American College of Obstetricians and Gynecologists (ACOG) suggests screening Factor V Leiden, Factor II g.20210G>A, protein C, protein S, and antithrombin III for RPL (42) Most physicians order these tests; but some of physicians also order MTHFR (C677T, A1298C), PAI-1, β-fibrinogen, Factor XIIIA (V34L), glycoprotein IIIa (L33P) polymorphisms, although not recommended according to the ACOG. In our study, we also performedMTHFR (C677T, A1298C), PAI-1, β-fibrinogen, Factor XIIIA (V34L), glycoprotein IIIa (L33P) polymorphisms.

Association of the low risk group polymorphisms in the present study (PAI-1, β-fibrinogen, Factor XIIIA (V34L) and glycoprotein IIIa (L33P)) with RPL is not as clear as Factor II g.20210G>A and Factor V Leiden or MTHFR (C677T, A1298C) (35-37). Therefore, in the present study, these polymorphisms were scored for each low risk group patients, to understand the effect of them in RPL. Homozygous polymorphisms were scored as 2 points; each case. As a result, there was a significant difference between polymorphism score of control group and RPL group. When these polymorphisms compared one by one between RPL group and patient group; there was a significant difference in PAI-1 (4G/5G), β-fibrinogen and Factor XIIIA (V34L) polymorphisms in our study. In spite of our results, these polymorphisms (PAI-1, β-fibrinogen, Factor XIIIA (V34L) and glycoprotein IIIa (L33P)) are still controversial in terms of RPL due to a lot of published studies with different results.

The present study also emphasizes the association between RPL and MPV, PLT levels, which are thought to function as inflammatory markers for various diseases.

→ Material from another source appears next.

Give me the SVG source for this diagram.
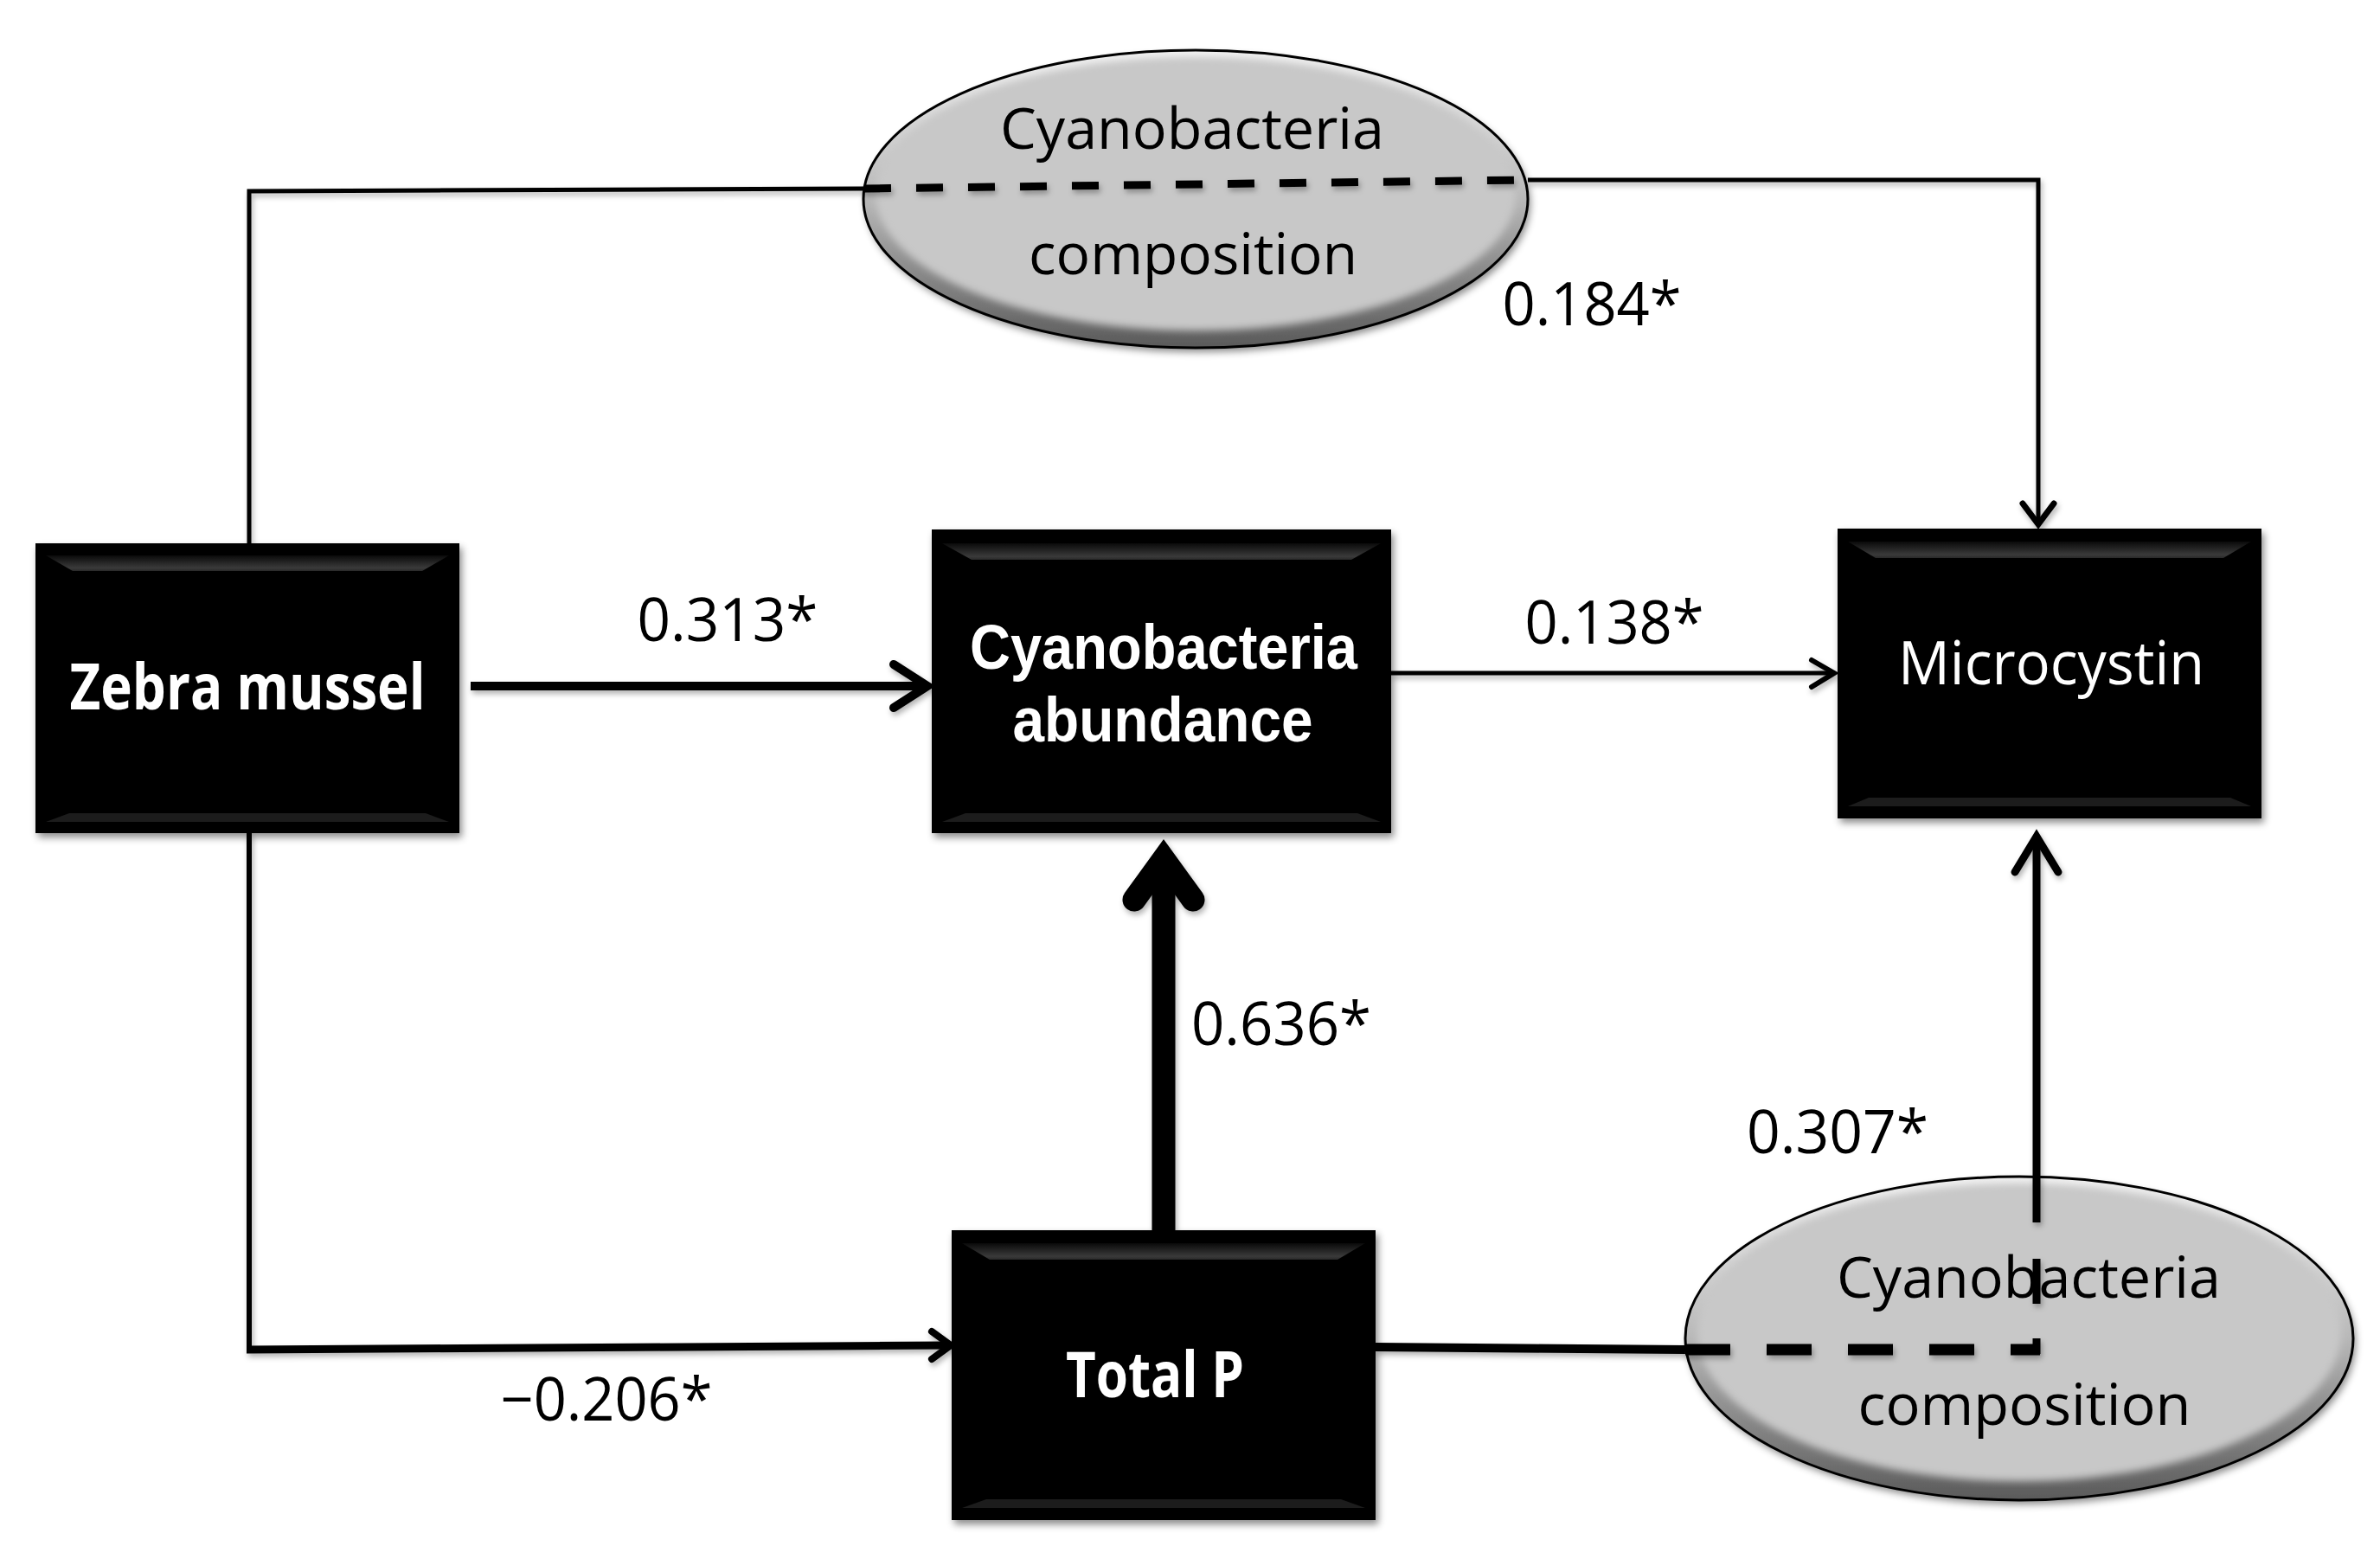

MPV is an important platelet parameter, because larger platelets are more reactive and more prone to aggregation than the smaller platelets (43). Previous studies showed that PLT value, which is the other platelet parameter of present study, reduced in RPL compared with healthy controls (44). We also demonstrated that the MPV and PLT levels of RPL were higher than normal controls in our study.

Previously, relationship with platelet parameters and thrombophilia mutations (Factor II g.20210G>A, Factor V Leiden and MTHFR (C677T, A1298C))were investigated in recurrent pregnancy loss [28]. Aynıoglu et al. reported that, MPV and PLT values were higher than the control group; but the more important result was, MPV and PLT values of the patients, who have thrombophilia mutations were higher than the patients, who do not have thrombophilia mutations. This relationship was also investigated in ischemic stroke group as an arterial thrombotic event by our research group, but there was not a significant difference (45). In the present study, MPV and PLT values of thrombotic risk groups (low-intermediate-high) were compared in each other and also with control group, for understanding the relationship between platelet parameters and thrombotic risk groups in RPL.

Conclusion

In conclusion, there was a significant difference between MPV and PLT values of RPL and control group, thrombophilia mutations and polymorphisms also have a significant effect on MPV and PLT values in RPL, changing according to severity of thrombophilia mutations or polymorphisms. 

Acknowledgement

This study was presented as an oral presentation at the 12thNational Medical Genetics Congress, 5-9 October 2016 İzmir Turkey.No conflict of interest was declared by the authors.